• What to work on: Show every line of the records below that contains the word "Rebuild".

===== Data for the task =====

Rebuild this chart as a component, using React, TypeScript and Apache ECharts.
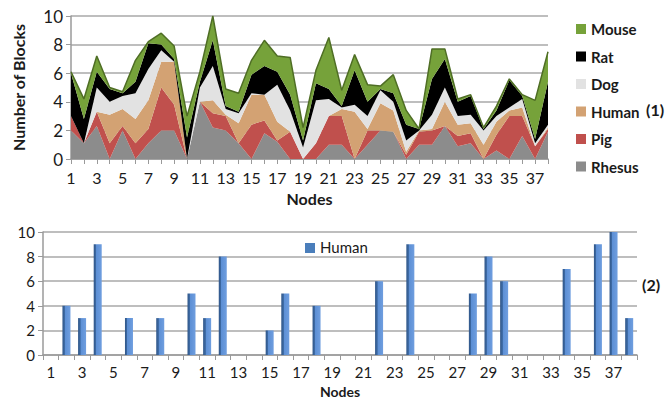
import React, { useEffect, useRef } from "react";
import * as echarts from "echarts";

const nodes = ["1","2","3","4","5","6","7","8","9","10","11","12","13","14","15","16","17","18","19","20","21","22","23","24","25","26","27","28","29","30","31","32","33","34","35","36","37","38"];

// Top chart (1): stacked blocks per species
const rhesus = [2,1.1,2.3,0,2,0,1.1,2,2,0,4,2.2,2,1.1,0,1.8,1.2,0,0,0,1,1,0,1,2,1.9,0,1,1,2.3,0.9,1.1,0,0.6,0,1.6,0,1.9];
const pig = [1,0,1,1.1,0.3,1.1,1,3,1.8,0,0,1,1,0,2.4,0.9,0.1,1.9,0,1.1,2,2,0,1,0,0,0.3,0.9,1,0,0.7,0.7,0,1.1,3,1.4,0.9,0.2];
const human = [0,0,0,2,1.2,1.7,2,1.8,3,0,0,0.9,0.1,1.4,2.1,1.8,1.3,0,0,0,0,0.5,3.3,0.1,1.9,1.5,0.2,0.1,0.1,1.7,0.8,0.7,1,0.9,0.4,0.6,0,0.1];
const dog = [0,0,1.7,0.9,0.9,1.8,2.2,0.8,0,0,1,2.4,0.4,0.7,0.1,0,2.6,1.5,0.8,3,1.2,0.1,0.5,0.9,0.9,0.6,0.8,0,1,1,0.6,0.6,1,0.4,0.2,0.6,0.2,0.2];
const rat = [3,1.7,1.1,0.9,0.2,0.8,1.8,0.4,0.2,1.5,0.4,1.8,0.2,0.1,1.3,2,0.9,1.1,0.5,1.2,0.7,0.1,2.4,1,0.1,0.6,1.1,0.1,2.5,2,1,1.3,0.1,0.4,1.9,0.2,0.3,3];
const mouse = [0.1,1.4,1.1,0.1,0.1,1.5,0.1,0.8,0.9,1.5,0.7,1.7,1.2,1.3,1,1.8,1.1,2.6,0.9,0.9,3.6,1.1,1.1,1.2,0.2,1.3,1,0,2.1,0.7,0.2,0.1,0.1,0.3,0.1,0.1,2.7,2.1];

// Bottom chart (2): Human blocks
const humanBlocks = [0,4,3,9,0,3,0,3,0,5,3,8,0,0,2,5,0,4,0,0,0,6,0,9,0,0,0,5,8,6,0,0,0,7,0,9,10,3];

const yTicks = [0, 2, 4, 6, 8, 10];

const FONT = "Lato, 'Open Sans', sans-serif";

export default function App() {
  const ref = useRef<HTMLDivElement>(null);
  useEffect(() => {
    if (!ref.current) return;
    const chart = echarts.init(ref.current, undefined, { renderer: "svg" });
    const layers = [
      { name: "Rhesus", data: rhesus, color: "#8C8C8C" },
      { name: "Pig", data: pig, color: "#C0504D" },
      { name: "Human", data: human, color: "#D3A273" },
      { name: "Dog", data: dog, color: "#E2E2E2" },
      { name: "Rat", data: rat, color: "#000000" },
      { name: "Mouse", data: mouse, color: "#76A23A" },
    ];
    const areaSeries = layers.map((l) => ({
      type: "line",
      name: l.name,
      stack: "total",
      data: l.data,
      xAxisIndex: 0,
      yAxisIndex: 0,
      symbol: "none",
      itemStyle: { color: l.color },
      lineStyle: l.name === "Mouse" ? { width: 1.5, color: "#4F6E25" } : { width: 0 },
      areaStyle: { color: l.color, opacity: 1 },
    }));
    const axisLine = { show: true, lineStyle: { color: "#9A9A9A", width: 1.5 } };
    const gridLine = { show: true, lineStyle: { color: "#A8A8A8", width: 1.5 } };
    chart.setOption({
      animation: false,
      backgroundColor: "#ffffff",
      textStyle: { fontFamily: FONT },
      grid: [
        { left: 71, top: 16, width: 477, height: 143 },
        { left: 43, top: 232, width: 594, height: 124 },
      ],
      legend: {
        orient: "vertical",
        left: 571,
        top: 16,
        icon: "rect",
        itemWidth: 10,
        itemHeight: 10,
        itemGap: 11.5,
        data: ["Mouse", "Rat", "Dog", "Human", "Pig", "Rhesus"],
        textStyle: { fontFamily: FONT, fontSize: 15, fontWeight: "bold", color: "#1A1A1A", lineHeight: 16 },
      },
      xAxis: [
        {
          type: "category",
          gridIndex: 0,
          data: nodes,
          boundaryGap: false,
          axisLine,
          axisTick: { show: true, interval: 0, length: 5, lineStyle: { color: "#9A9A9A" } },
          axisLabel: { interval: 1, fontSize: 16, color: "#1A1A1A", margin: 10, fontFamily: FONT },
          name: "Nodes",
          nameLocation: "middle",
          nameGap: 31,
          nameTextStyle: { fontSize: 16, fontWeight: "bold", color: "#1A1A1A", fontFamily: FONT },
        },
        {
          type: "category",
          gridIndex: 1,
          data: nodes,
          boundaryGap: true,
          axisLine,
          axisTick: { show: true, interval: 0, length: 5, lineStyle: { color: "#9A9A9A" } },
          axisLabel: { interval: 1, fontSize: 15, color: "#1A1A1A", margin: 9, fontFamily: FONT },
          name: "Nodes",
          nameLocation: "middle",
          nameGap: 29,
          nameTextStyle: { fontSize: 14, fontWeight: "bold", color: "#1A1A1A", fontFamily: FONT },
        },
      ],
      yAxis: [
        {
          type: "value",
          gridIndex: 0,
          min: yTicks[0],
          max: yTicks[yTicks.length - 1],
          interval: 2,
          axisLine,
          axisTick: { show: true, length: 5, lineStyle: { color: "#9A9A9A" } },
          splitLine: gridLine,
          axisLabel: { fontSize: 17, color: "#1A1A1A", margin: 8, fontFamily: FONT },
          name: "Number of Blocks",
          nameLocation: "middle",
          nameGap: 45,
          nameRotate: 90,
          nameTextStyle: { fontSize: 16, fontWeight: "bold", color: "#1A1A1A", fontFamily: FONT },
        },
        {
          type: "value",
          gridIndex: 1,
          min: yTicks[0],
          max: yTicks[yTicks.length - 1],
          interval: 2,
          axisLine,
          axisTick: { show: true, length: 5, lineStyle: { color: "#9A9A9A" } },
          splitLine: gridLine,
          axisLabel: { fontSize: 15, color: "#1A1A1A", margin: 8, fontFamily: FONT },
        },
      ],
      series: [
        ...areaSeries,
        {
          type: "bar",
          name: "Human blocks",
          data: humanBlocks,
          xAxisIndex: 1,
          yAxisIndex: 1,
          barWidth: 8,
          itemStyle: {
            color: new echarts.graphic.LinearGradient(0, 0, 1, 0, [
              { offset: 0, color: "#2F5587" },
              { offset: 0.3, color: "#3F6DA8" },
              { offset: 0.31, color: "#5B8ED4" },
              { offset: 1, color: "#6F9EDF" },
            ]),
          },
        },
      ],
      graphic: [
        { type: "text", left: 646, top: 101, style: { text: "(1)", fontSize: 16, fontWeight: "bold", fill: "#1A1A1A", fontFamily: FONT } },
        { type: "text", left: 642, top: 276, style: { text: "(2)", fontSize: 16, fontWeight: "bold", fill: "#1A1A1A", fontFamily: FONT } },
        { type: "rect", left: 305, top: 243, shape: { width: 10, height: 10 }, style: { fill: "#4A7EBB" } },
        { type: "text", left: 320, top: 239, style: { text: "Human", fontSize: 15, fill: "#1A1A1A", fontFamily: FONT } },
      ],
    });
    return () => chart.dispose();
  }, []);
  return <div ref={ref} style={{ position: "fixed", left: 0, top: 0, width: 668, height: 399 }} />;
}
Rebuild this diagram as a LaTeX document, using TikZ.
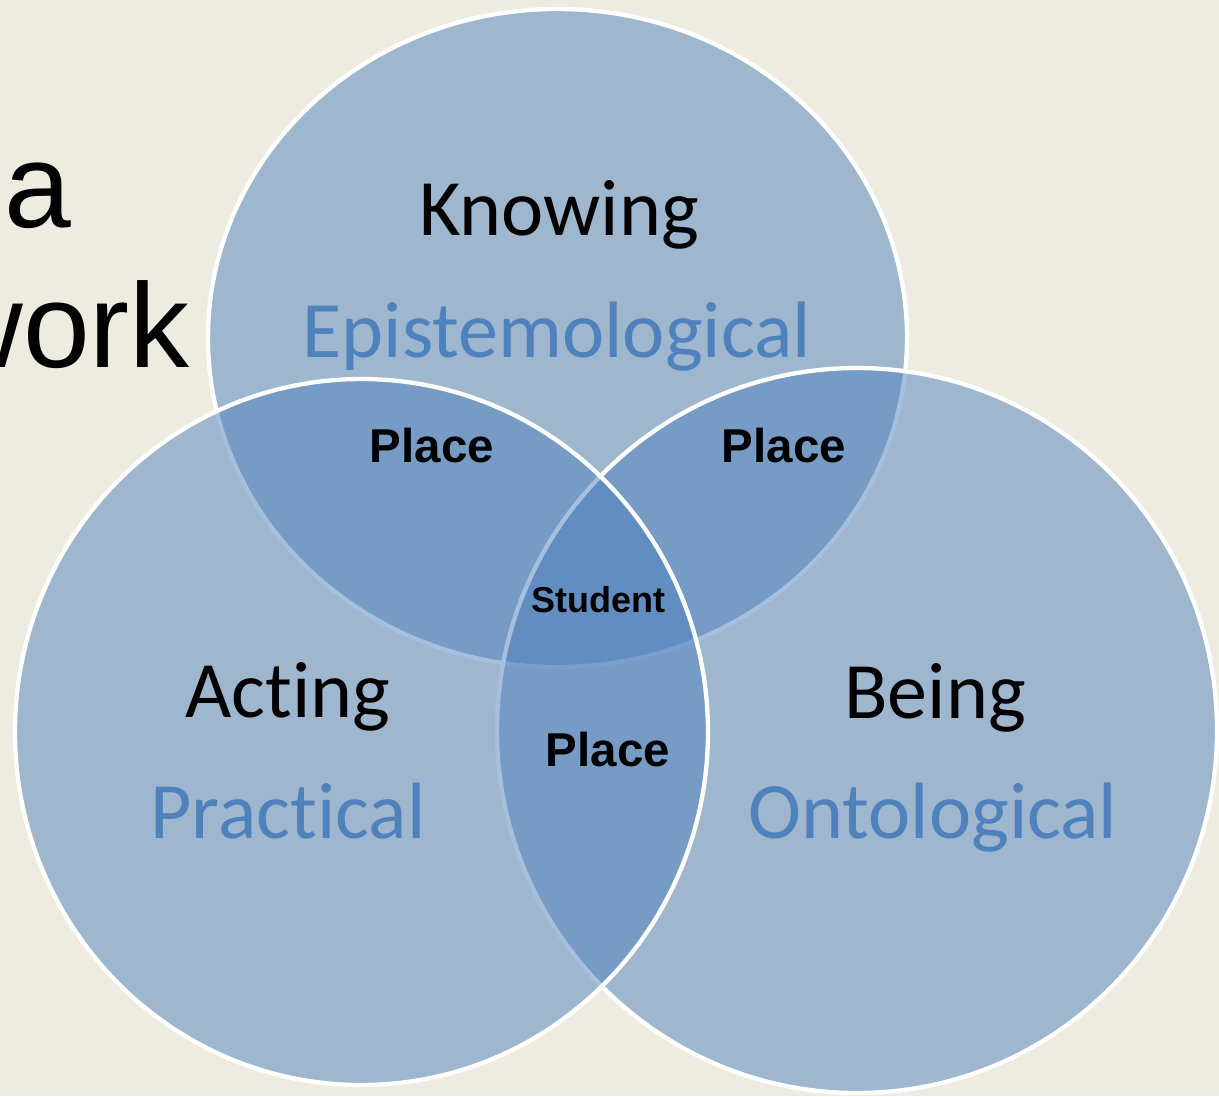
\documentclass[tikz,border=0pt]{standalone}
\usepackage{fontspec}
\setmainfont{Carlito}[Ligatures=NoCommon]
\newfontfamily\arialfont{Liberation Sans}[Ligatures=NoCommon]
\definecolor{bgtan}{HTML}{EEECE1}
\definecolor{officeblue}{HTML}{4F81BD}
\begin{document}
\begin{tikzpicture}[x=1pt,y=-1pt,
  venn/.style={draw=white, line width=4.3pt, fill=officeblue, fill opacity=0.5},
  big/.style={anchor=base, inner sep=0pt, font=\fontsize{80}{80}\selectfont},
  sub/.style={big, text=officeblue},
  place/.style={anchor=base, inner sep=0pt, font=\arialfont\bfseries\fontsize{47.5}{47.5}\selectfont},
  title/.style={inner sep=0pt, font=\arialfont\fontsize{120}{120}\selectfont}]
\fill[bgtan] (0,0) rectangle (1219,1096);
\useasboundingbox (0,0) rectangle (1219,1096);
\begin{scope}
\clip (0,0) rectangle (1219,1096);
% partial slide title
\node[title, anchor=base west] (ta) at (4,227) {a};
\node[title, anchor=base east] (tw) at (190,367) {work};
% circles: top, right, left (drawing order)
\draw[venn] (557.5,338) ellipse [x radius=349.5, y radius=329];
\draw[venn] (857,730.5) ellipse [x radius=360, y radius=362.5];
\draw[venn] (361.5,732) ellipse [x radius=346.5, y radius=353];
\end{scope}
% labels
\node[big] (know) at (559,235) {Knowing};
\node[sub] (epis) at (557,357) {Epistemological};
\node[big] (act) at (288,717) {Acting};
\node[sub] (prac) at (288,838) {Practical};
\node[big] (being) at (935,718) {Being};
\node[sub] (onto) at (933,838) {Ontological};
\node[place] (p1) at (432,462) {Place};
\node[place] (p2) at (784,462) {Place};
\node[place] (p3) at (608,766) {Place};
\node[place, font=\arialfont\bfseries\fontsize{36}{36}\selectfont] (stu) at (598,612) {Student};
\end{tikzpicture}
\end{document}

=====
===== Data for the task =====

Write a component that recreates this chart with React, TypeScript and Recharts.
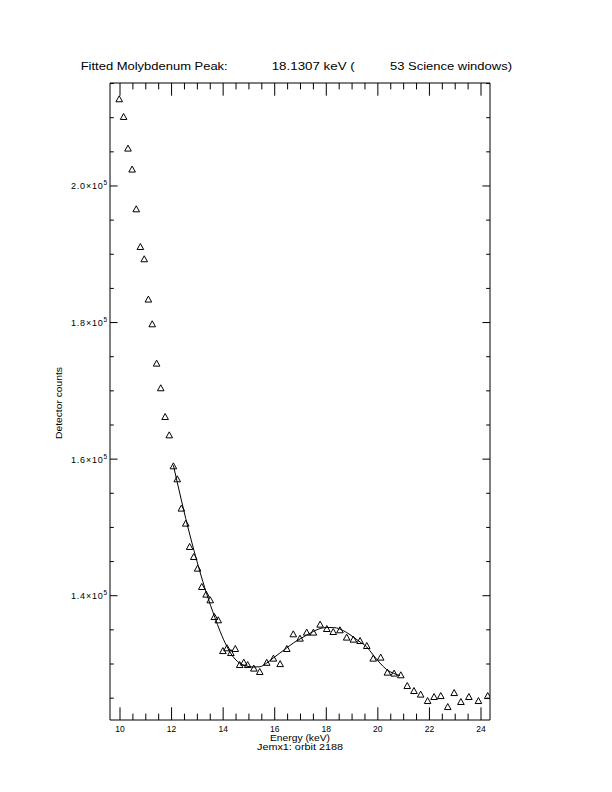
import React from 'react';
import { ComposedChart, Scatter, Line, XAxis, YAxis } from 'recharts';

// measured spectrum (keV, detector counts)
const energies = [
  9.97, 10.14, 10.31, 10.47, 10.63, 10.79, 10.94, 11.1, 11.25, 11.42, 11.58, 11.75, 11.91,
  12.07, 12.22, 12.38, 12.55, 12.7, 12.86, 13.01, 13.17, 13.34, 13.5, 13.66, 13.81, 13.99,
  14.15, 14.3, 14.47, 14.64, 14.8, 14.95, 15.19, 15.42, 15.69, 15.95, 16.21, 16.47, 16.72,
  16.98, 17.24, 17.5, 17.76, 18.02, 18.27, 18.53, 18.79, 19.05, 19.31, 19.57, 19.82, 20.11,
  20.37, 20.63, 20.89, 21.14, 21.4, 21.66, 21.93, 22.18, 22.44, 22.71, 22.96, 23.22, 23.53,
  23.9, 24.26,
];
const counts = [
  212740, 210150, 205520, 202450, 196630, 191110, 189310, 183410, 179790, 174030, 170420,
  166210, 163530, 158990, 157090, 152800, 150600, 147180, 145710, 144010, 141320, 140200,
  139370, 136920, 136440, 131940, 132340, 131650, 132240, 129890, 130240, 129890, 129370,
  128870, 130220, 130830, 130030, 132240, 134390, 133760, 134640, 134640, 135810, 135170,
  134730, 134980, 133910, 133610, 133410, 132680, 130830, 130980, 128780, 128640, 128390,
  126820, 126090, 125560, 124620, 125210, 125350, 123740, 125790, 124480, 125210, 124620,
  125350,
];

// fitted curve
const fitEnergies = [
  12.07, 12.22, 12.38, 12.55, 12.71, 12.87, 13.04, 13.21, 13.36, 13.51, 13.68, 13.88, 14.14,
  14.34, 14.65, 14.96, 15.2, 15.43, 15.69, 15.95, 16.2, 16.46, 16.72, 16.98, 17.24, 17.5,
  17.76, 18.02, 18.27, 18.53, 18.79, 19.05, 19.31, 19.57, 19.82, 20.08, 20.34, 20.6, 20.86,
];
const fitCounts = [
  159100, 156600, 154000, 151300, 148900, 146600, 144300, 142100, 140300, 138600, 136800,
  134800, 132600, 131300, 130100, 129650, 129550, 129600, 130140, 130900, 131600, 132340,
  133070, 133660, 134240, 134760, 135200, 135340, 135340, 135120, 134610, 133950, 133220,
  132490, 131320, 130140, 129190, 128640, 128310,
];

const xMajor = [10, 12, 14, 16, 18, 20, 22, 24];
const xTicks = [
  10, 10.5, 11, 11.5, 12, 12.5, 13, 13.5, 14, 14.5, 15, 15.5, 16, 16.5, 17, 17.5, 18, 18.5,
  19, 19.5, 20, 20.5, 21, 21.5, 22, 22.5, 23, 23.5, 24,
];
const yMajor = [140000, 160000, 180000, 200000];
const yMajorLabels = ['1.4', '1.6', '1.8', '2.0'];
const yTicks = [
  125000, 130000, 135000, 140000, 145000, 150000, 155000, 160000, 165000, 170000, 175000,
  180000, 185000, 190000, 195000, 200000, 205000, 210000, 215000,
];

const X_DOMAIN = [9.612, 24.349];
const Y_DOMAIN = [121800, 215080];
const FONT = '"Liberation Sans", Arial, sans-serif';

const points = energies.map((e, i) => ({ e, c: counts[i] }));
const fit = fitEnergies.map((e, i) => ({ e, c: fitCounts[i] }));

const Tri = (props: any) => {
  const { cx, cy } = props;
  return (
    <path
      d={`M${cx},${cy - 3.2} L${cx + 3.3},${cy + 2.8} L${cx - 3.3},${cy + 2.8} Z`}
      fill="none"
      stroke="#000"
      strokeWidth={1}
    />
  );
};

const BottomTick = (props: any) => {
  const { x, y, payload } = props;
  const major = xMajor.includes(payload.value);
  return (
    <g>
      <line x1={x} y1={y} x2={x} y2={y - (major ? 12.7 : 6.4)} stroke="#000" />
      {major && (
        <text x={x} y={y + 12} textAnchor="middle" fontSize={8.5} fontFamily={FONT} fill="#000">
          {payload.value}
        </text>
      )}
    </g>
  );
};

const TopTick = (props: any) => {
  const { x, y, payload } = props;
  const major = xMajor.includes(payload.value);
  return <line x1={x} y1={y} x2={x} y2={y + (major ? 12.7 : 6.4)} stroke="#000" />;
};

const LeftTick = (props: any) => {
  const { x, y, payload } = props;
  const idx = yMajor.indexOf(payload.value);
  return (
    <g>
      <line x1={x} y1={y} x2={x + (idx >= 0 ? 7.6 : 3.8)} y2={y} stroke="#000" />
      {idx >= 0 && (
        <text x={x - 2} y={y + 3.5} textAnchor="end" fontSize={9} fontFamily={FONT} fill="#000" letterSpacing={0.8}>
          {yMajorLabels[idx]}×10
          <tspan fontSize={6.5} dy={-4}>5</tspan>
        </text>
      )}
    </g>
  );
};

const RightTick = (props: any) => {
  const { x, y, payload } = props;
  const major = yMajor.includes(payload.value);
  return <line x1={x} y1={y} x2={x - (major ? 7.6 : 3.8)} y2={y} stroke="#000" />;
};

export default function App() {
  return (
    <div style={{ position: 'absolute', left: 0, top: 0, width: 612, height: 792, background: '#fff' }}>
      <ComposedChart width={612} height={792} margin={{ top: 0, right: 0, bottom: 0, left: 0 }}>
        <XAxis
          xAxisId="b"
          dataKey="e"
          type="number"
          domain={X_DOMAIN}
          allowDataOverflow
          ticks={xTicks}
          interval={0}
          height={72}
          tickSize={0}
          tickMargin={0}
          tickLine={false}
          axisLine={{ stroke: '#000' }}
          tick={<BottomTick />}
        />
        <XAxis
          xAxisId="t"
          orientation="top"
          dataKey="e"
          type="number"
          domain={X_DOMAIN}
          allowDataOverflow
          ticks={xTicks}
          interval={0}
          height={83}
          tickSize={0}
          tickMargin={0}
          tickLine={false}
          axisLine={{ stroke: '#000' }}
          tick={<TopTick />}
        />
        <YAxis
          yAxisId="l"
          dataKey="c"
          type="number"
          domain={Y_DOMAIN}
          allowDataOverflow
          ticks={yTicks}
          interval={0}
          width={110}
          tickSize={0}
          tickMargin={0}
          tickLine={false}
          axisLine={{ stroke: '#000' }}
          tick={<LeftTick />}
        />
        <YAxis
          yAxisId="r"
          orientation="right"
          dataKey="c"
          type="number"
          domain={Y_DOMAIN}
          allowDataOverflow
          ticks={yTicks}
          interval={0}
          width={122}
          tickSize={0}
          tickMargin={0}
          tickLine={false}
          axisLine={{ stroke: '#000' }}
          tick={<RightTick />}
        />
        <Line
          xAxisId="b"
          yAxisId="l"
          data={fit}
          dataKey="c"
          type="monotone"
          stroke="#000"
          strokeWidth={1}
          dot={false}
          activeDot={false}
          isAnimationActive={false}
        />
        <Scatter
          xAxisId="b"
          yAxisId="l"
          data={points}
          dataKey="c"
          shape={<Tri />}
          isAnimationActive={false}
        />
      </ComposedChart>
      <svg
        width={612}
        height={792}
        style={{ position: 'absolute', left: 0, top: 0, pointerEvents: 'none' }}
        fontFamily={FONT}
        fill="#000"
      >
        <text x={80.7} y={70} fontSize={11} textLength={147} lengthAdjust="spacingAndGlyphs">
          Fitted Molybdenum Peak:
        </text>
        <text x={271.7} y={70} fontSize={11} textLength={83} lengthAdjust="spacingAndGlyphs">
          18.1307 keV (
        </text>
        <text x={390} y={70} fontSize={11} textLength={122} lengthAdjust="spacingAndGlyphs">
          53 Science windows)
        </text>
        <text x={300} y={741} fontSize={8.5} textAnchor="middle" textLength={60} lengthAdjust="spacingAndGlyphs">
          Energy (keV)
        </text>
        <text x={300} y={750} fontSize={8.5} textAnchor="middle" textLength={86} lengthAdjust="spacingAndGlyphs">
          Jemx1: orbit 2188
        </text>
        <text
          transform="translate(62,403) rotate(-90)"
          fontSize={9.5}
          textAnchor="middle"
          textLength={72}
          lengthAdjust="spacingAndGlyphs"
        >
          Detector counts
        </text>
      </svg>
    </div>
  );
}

=====

• Exercise output:
Rebuild this chart as a component, using React, TypeScript and Apache ECharts.
Rebuild this diagram as a LaTeX document, using TikZ.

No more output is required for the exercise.